Le Club thérapeutique de l’établissement apporte une réelle plus-value à la prise en charge des patients. En effet, en (ré)apprenant à vivre dans ce véritable microcosme, les patients pourront reproduire ce schéma à l’extérieur et ainsi pouvoir retrouver un équilibre : « Le Club thérapeutique est un véritable outil de soin car il mobilise des ressources et des compétences formidables en termes d’affirmation de soi, de gestion budgétaire, de négociation et d’inclusion sociale, sans parler de l’intégration au groupe qu’il génère afin de créer un véritable collectif institutionnel. Patients et travailleurs se retrouvent ensemble, coresponsables et dépositaires d’une partie de la vie institutionnelle et de sa qualité.
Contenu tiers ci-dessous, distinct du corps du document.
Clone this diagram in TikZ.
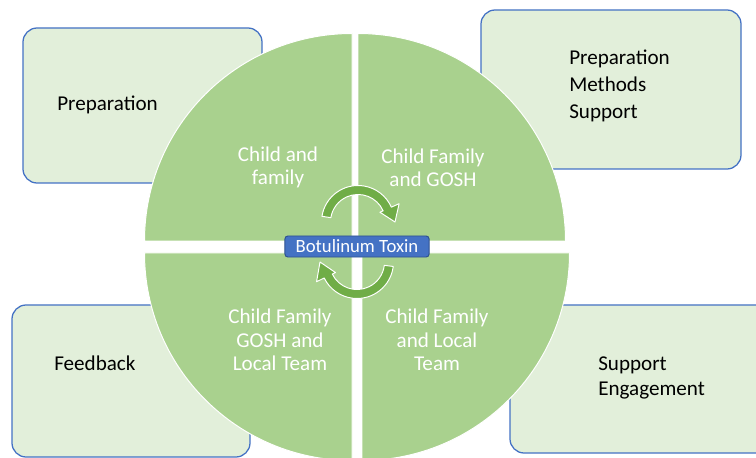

Les patients psychiatriques sont souvent très sensibles à la qualité de l’ambiance des lieux, le Club thérapeutique favorise ce travail de et sur l’ambiance tout en actualisant dans la réalité et le concret l’appartenance et la participation des patients à la vie sociale de l’institution comme prototype de la vie sociale à l’extérieur de l’institution. ».